Quels sont les scénarios envisageables pour sortir Égypte de la crise politique? Quelles peuvent être les alternatives politiques ?

La société égyptienne est aujourd’hui coupée en deux. Il y a d’un côté une société  islamisée qui rêve de Oumma ou de Charia et qui veut faire du passé table rase, et cette société est puissante. Mais on observe de plus en plus une résistance populaire face à cette islamisation politique de la société, d’autant que l’islamisme, qui devait être"la solution des solutions", n’a pas du tout démontré sa capacité à régler les problèmes politico-économiques, bien au contraire.
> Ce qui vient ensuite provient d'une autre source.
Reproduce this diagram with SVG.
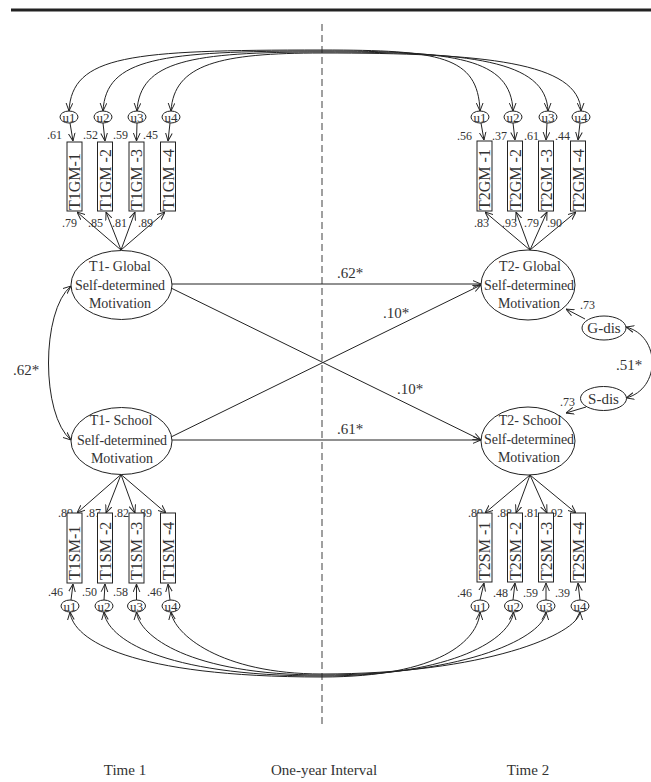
<svg xmlns="http://www.w3.org/2000/svg" width="651" height="782" viewBox="0 0 651 782">
<style>
text{font-family:"Liberation Serif","Times New Roman",serif;fill:#333}
.lat{font-size:14px;text-anchor:middle}
.num{font-size:12px}
.coef{font-size:15px}
.ul{font-size:13px;text-anchor:middle}
.bx{font-size:16px}
.ft{font-size:15px;text-anchor:middle}
.sh{fill:#fff;stroke:#222;stroke-width:1}
.cn path,.cn line{fill:none;stroke:#222;stroke-width:1}
</style>
<defs>
<marker id="ah" viewBox="0 0 10 10" refX="10" refY="5" markerWidth="8" markerHeight="8" markerUnits="userSpaceOnUse" orient="auto-start-reverse">
<path d="M0,0.8 L10,5 L0,9.2" fill="none" stroke="#222" stroke-width="1.2"/>
</marker>
</defs>
<rect x="11" y="8.5" width="640" height="3" fill="#222"/>
<line x1="322" y1="24" x2="322" y2="728" stroke="#808080" stroke-width="1.5" stroke-dasharray="7,4"/>

<g class="cn" id="connectors">
<!-- top residual covariances -->
<path d="M69,111 C72,55 130,50 322,50 C440,50 478,56 480,111" marker-start="url(#ah)" marker-end="url(#ah)"/>
<path d="M103,111 C106,58 160,51 322,51 C455,51 511,58 513,111" marker-start="url(#ah)" marker-end="url(#ah)"/>
<path d="M137,111 C140,61 190,52 322,52 C470,52 546,60 548,111" marker-start="url(#ah)" marker-end="url(#ah)"/>
<path d="M171,111 C174,64 220,53 322,53 C485,53 579,62 581,111" marker-start="url(#ah)" marker-end="url(#ah)"/>
<!-- bottom residual covariances -->
<path d="M70,612 C73,640 130,677 322,677 C440,677 478,640 480,612" marker-start="url(#ah)" marker-end="url(#ah)"/>
<path d="M104,612 C107,638 160,676 322,676 C455,676 511,638 513.5,612" marker-start="url(#ah)" marker-end="url(#ah)"/>
<path d="M136.5,612 C139,636 190,675 322,675 C470,675 544,636 546,612" marker-start="url(#ah)" marker-end="url(#ah)"/>
<path d="M171,612 C174,634 220,674 322,674 C485,674 578,634 580,612" marker-start="url(#ah)" marker-end="url(#ah)"/>
<!-- residual to indicator -->
<path d="M70,123 L73,141" marker-end="url(#ah)"/>
<path d="M103,123 L105,141" marker-end="url(#ah)"/>
<path d="M137,123 L136.5,141" marker-end="url(#ah)"/>
<path d="M170,123 L168,141" marker-end="url(#ah)"/>
<path d="M481,123 L484,140" marker-end="url(#ah)"/>
<path d="M513,123 L515,140" marker-end="url(#ah)"/>
<path d="M547,123 L546,140" marker-end="url(#ah)"/>
<path d="M580,123 L578,140" marker-end="url(#ah)"/>
<path d="M71,600 L73,584" marker-end="url(#ah)"/>
<path d="M104,600 L105,584" marker-end="url(#ah)"/>
<path d="M136.5,600 L136.5,584" marker-end="url(#ah)"/>
<path d="M170,600 L168,584" marker-end="url(#ah)"/>
<path d="M480,600 L484,583" marker-end="url(#ah)"/>
<path d="M513,600 L515,583" marker-end="url(#ah)"/>
<path d="M546,600 L546,583" marker-end="url(#ah)"/>
<path d="M580,600 L578,583" marker-end="url(#ah)"/>
<!-- loadings -->
<path d="M121,250 L77,212" marker-end="url(#ah)"/>
<path d="M121,250 L106,212" marker-end="url(#ah)"/>
<path d="M121,250 L135,212" marker-end="url(#ah)"/>
<path d="M121,250 L165,212" marker-end="url(#ah)"/>
<path d="M530,250 L485,212" marker-end="url(#ah)"/>
<path d="M530,250 L516,212" marker-end="url(#ah)"/>
<path d="M530,250 L547,212" marker-end="url(#ah)"/>
<path d="M530,250 L576,212" marker-end="url(#ah)"/>
<path d="M121,474.5 L77,513" marker-end="url(#ah)"/>
<path d="M121,474.5 L106,513" marker-end="url(#ah)"/>
<path d="M121,474.5 L135,513" marker-end="url(#ah)"/>
<path d="M121,474.5 L166,513" marker-end="url(#ah)"/>
<path d="M530,475 L485,513" marker-end="url(#ah)"/>
<path d="M530,475 L516,513" marker-end="url(#ah)"/>
<path d="M530,475 L547,513" marker-end="url(#ah)"/>
<path d="M530,475 L576,513" marker-end="url(#ah)"/>
<!-- structural paths -->
<path d="M172,284 L481,284" marker-end="url(#ah)"/>
<path d="M172,440 L481,440" marker-end="url(#ah)"/>
<path d="M171,288 L481,440" marker-end="url(#ah)"/>
<path d="M171,437 L481,285" marker-end="url(#ah)"/>
<!-- T1 correlation -->
<path d="M71,286 C41,311 41,415 71,440" marker-start="url(#ah)" marker-end="url(#ah)"/>
<!-- disturbances -->
<path d="M585,319 L566,309" marker-end="url(#ah)"/>
<path d="M586,407 L566,413" marker-end="url(#ah)"/>
<path d="M626,327 C661,336 661,389 626,398" marker-start="url(#ah)" marker-end="url(#ah)"/>
</g>

<g id="labels">
<text class="coef" x="337" y="278">.62*</text>
<text class="coef" x="383" y="318">.10*</text>
<text class="coef" x="397" y="394">.10*</text>
<text class="coef" x="337" y="434">.61*</text>
<text class="coef" x="13" y="375">.62*</text>
<text class="coef" x="616" y="370">.51*</text>
<text class="num" x="580" y="309">.73</text>
<text class="num" x="560" y="406">.73</text>
<text class="num" x="47" y="139">.61</text>
<text class="num" x="83" y="139">.52</text>
<text class="num" x="113" y="139">.59</text>
<text class="num" x="143" y="139">.45</text>
<text class="num" x="62" y="227">.79</text>
<text class="num" x="88" y="227">.85</text>
<text class="num" x="112" y="227">.81</text>
<text class="num" x="138" y="227">.89</text>
<text class="num" x="457" y="140">.56</text>
<text class="num" x="492" y="140">.37</text>
<text class="num" x="524" y="140">.61</text>
<text class="num" x="555" y="140">.44</text>
<text class="num" x="474" y="227">.83</text>
<text class="num" x="502" y="227">.93</text>
<text class="num" x="524" y="227">.79</text>
<text class="num" x="547" y="227">.90</text>
<text class="num" x="58" y="517">.89</text>
<text class="num" x="86" y="517">.87</text>
<text class="num" x="114" y="517">.82</text>
<text class="num" x="137" y="517">.89</text>
<text class="num" x="48" y="596">.46</text>
<text class="num" x="82" y="596">.50</text>
<text class="num" x="113" y="596">.58</text>
<text class="num" x="147" y="596">.46</text>
<text class="num" x="468" y="517">.89</text>
<text class="num" x="497" y="517">.88</text>
<text class="num" x="524" y="517">.81</text>
<text class="num" x="548" y="517">.92</text>
<text class="num" x="457" y="597">.46</text>
<text class="num" x="493" y="597">.48</text>
<text class="num" x="523" y="597">.59</text>
<text class="num" x="555" y="597">.39</text>
</g>

<g id="T1G"><ellipse class="sh" cx="121.5" cy="285" rx="50.5" ry="34.5"/>
<text class="lat" x="120" y="271">T1- Global</text><text class="lat" x="120" y="289.5">Self-determined</text><text class="lat" x="120" y="307.5">Motivation</text></g>
<g id="T1S"><ellipse class="sh" cx="121.5" cy="441" rx="50.5" ry="33.5"/>
<text class="lat" x="121" y="425">T1- School</text><text class="lat" x="122" y="444.5">Self-determined</text><text class="lat" x="122" y="462.5">Motivation</text></g>
<g id="T2G"><ellipse class="sh" cx="528" cy="285" rx="47" ry="35"/>
<text class="lat" x="530" y="271">T2- Global</text><text class="lat" x="529" y="289.5">Self-determined</text><text class="lat" x="529" y="307.5">Motivation</text></g>
<g id="T2S"><ellipse class="sh" cx="528" cy="441" rx="47" ry="34"/>
<text class="lat" x="530" y="425">T2- School</text><text class="lat" x="529" y="444">Self-determined</text><text class="lat" x="529" y="462">Motivation</text></g>
<g id="Gdis"><ellipse class="sh" cx="604" cy="328" rx="22" ry="12"/><text class="coef" x="604" y="333" text-anchor="middle">G-dis</text></g>
<g id="Sdis"><ellipse class="sh" cx="603.5" cy="398.5" rx="23" ry="12"/><text class="coef" x="603.5" y="403.5" text-anchor="middle">S-dis</text></g>

<g id="T1GM-1"><rect class="sh" x="67" y="142" width="15" height="69"/><text class="bx" transform="translate(80,210) rotate(-90)">T1GM-1</text></g>
<g id="T1GM-2"><rect class="sh" x="97.5" y="142" width="15" height="69"/><text class="bx" transform="translate(110.5,210) rotate(-90)">T1GM -2</text></g>
<g id="T1GM-3"><rect class="sh" x="129" y="142" width="15" height="69"/><text class="bx" transform="translate(142,210) rotate(-90)">T1GM -3</text></g>
<g id="T1GM-4"><rect class="sh" x="160.5" y="142" width="15" height="69"/><text class="bx" transform="translate(173.5,210) rotate(-90)">T1GM -4</text></g>
<g id="T2GM-1"><rect class="sh" x="477" y="141" width="15" height="70"/><text class="bx" transform="translate(490,210) rotate(-90)">T2GM -1</text></g>
<g id="T2GM-2"><rect class="sh" x="507.5" y="141" width="15" height="70"/><text class="bx" transform="translate(520.5,210) rotate(-90)">T2GM -2</text></g>
<g id="T2GM-3"><rect class="sh" x="538.5" y="141" width="15" height="70"/><text class="bx" transform="translate(551.5,210) rotate(-90)">T2GM -3</text></g>
<g id="T2GM-4"><rect class="sh" x="570.5" y="141" width="15" height="70"/><text class="bx" transform="translate(583.5,210) rotate(-90)">T2GM -4</text></g>
<g id="T1SM-1"><rect class="sh" x="67" y="513" width="15" height="70"/><text class="bx" transform="translate(80,580) rotate(-90)">T1SM-1</text></g>
<g id="T1SM-2"><rect class="sh" x="97.5" y="513" width="15" height="70"/><text class="bx" transform="translate(110.5,580) rotate(-90)">T1SM -2</text></g>
<g id="T1SM-3"><rect class="sh" x="129" y="513" width="15" height="70"/><text class="bx" transform="translate(142,580) rotate(-90)">T1SM -3</text></g>
<g id="T1SM-4"><rect class="sh" x="160.5" y="513" width="15" height="70"/><text class="bx" transform="translate(173.5,580) rotate(-90)">T1SM -4</text></g>
<g id="T2SM-1"><rect class="sh" x="477" y="513" width="15" height="69"/><text class="bx" transform="translate(490,580) rotate(-90)">T2SM -1</text></g>
<g id="T2SM-2"><rect class="sh" x="507.5" y="513" width="15" height="69"/><text class="bx" transform="translate(520.5,580) rotate(-90)">T2SM -2</text></g>
<g id="T2SM-3"><rect class="sh" x="538.5" y="513" width="15" height="69"/><text class="bx" transform="translate(551.5,580) rotate(-90)">T2SM -3</text></g>
<g id="T2SM-4"><rect class="sh" x="570.5" y="513" width="15" height="69"/><text class="bx" transform="translate(583.5,580) rotate(-90)">T2SM -4</text></g>

<g id="T1GM-u1"><ellipse class="sh" cx="69" cy="117" rx="9" ry="6"/><text class="ul" x="69" y="121.5">u1</text></g>
<g id="T1GM-u2"><ellipse class="sh" cx="103" cy="117" rx="9" ry="6"/><text class="ul" x="103" y="121.5">u2</text></g>
<g id="T1GM-u3"><ellipse class="sh" cx="137" cy="117" rx="9" ry="6"/><text class="ul" x="137" y="121.5">u3</text></g>
<g id="T1GM-u4"><ellipse class="sh" cx="171" cy="117" rx="9" ry="6"/><text class="ul" x="171" y="121.5">u4</text></g>
<g id="T2GM-u1"><ellipse class="sh" cx="480" cy="117" rx="9" ry="6"/><text class="ul" x="480" y="121.5">u1</text></g>
<g id="T2GM-u2"><ellipse class="sh" cx="513" cy="117" rx="9" ry="6"/><text class="ul" x="513" y="121.5">u2</text></g>
<g id="T2GM-u3"><ellipse class="sh" cx="548" cy="117" rx="9" ry="6"/><text class="ul" x="548" y="121.5">u3</text></g>
<g id="T2GM-u4"><ellipse class="sh" cx="581" cy="117" rx="9" ry="6"/><text class="ul" x="581" y="121.5">u4</text></g>
<g id="T1SM-u1"><ellipse class="sh" cx="70" cy="606" rx="9" ry="6"/><text class="ul" x="70" y="610.5">u1</text></g>
<g id="T1SM-u2"><ellipse class="sh" cx="104" cy="606" rx="9" ry="6"/><text class="ul" x="104" y="610.5">u2</text></g>
<g id="T1SM-u3"><ellipse class="sh" cx="136.5" cy="606" rx="9" ry="6"/><text class="ul" x="136.5" y="610.5">u3</text></g>
<g id="T1SM-u4"><ellipse class="sh" cx="171" cy="606" rx="9" ry="6"/><text class="ul" x="171" y="610.5">u4</text></g>
<g id="T2SM-u1"><ellipse class="sh" cx="480" cy="606" rx="9" ry="6"/><text class="ul" x="480" y="610.5">u1</text></g>
<g id="T2SM-u2"><ellipse class="sh" cx="513.5" cy="606" rx="9" ry="6"/><text class="ul" x="513.5" y="610.5">u2</text></g>
<g id="T2SM-u3"><ellipse class="sh" cx="546" cy="606" rx="9" ry="6"/><text class="ul" x="546" y="610.5">u3</text></g>
<g id="T2SM-u4"><ellipse class="sh" cx="580" cy="606" rx="9" ry="6"/><text class="ul" x="580" y="610.5">u4</text></g>

<g id="footer">
<text class="ft" x="125" y="775">Time 1</text>
<text class="ft" x="324" y="775">One-year Interval</text>
<text class="ft" x="528" y="775">Time 2</text>
</g>
</svg>
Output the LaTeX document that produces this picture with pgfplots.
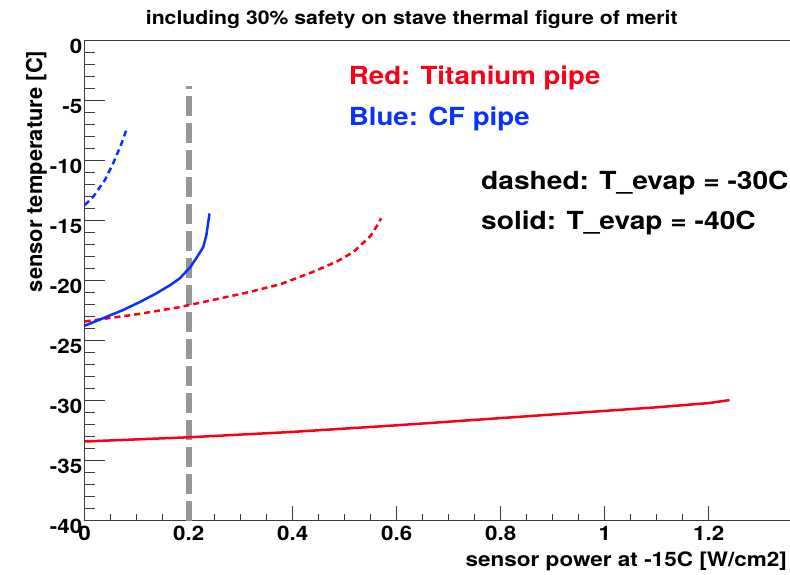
\documentclass[border=0pt]{standalone}
\usepackage{fontspec}
\setmainfont{TeX Gyre Heros}
\usepackage{pgfplots}
\pgfplotsset{compat=1.18}
\definecolor{rootred}{RGB}{250,0,20}
\definecolor{rootblue}{RGB}{10,50,255}
\definecolor{cutgray}{RGB}{150,150,150}
\definecolor{framec}{RGB}{60,60,60}

\begin{document}
\begin{tikzpicture}
\begin{axis}[
  name=ax,
  scale only axis,
  width=712.4bp, height=480bp,
  xmin=0, xmax=1.37, ymin=-40, ymax=0,
  xtick={0,0.2,0.4,0.6,0.8,1,1.2},
  xticklabels={0,0.2,0.4,0.6,0.8,1,1.2},
  minor x tick num=3,
  ytick={-40,-35,-30,-25,-20,-15,-10,-5,0},
  yticklabels={-40,-35,-30,-25,-20,-15,-10,-5,0},
  minor y tick num=4,
  tick align=inside,
  xtick pos=left, ytick pos=left,
  axis line style={line width=1.5bp, framec},
  every tick/.style={line width=1.3bp, framec},
  xtick style={/pgfplots/major tick length=14.7bp, /pgfplots/minor tick length=7bp},
  ytick style={/pgfplots/major tick length=20bp, /pgfplots/minor tick length=10bp},
  tick label style={font=\bfseries\fontsize{20}{20}\selectfont, xscale=1.12},
  xticklabel style={inner sep=1bp, yshift=-4bp},
  yticklabel style={inner sep=2bp, yshift=-6bp},
  clip=false,
]
% reference line at 0.2 W/cm2
\addplot[cutgray, line width=6bp, dash pattern=on 20bp off 7bp] coordinates {(0.2,-40) (0.2,-3.8)};

% Titanium pipe, T_evap = -40C
\addplot[rootred, line width=2.5bp] coordinates {
(0,-33.4) (0.2,-33.05) (0.4,-32.6) (0.6,-32.05) (0.8,-31.45) (1.0,-30.85) (1.1,-30.55) (1.2,-30.2) (1.24,-29.95)};
% Titanium pipe, T_evap = -30C
\addplot[rootred, line width=2.5bp, dash pattern=on 6bp off 4bp] coordinates {
(0,-23.4) (0.1,-22.8) (0.183,-22.2) (0.247,-21.6) (0.311,-21.0) (0.376,-20.3) (0.44,-19.25) (0.485,-18.4) (0.517,-17.6) (0.549,-16.3) (0.561,-15.5) (0.570,-14.8)};
% CF pipe, T_evap = -40C
\addplot[rootblue, line width=2.5bp] coordinates {
(0,-23.75) (0.037,-23.1) (0.074,-22.44) (0.105,-21.8) (0.138,-21.05) (0.165,-20.35) (0.183,-19.8) (0.2025,-18.9) (0.215,-18.1) (0.228,-17.2) (0.234,-16.2) (0.24,-14.4)};
% CF pipe, T_evap = -30C
\addplot[rootblue, line width=2.5bp, dash pattern=on 6bp off 4bp] coordinates {
(0,-13.7) (0.0165,-13.0) (0.039,-11.6) (0.055,-10.2) (0.071,-8.55) (0.081,-7.3)};

\node[anchor=base, xscale=1.12, font=\bfseries\fontsize{19}{19}\selectfont] at (axis cs:0.629,1.39) {including 30\% safety on stave thermal figure of merit};
\node[anchor=base west, xscale=1.11, text=rootred, font=\bfseries\fontsize{25}{25}\selectfont] at (axis cs:0.5006,-3.69) {Red: Titanium pipe};
\node[anchor=base west, xscale=1.11, text=rootblue, font=\bfseries\fontsize{25}{25}\selectfont] at (axis cs:0.5006,-7.03) {Blue: CF pipe};
\node[anchor=base west, inner sep=0pt, xscale=1.13, font=\bfseries\fontsize{25}{25}\selectfont] at (axis cs:0.762,-12.38) {dashed: T\_evap = -30C};
\node[anchor=base west, inner sep=0pt, xscale=1.13, font=\bfseries\fontsize{25}{25}\selectfont] at (axis cs:0.762,-15.72) {solid: T\_evap = -40C};
\node[anchor=base east, xscale=1.13, font=\bfseries\fontsize{20}{20}\selectfont] at (axis cs:1.358,-43.83) {sensor power at -15C [W/cm2]};
\node[rotate=90, anchor=base east, font=\bfseries\fontsize{22}{22}\selectfont] at (axis cs:-0.0821,-0.55) {sensor temperature [C]};
\end{axis}
\pgfresetboundingbox
\path[use as bounding box] ([shift={(-84.7bp,-54.3bp)}]ax.south west) rectangle ++(790bp,575bp);
\end{tikzpicture}
\end{document}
Et beaucoup d’Egyptiens pieux qui ont voté la première fois pour les Frères, longtemps persécutés, ne veulent plus que l’islam soit confondu avec la politique et accusent les Frères musulmans d’avoir autant réprimé, sinon plus, que leurs prédécesseurs. Les profils pour succéder à Mohammed Morsi à la tête de l’état égyptiens sont multiples. Mohammed El Baradei, qui est bien vu par les forces laïcs et les libéraux égyptiens, demeure l’un des grands favoris à la succession de Mohammed Morsi. Il peut-être un candidat de consensus dans cette période de transition qui s’ouvre. Il y a également d’autres profils, comme Amr Moussa, qui s’est solidarisé avec l’armée, ou encore des personnalités de l’ancien régime. Mais les ultra-laïques comme Tarek Heggi n’ont à mon avis aucune chance, car Égypte est un pays très islamique du point de vue social. Si l’on revote dans quelques mois, les Frères musulmans et autres islamistesne sont plus certains de gagner, même s’ils sont encore électoralement assez puissants en Egypte. Et les forces anti-islamistes, jadis divisées (d’où leur échec électoral cuisant), n’ont jamais été autant unies entre elles et autant en phase avec l’armée. Les Frères ont donc perdu une partie de leur électorat et de leur capacité de séduction. Ils ne peuvent à présent compter que sur leur noyau dur électoral et militant et s’ils s’opposent violemment à l’armée, ils sont condamnés à tomber dans le piège de l’alliance fatale, compromettante avec les salafistes, or l’armée voit dans ces derniers de parfaits épouvantails.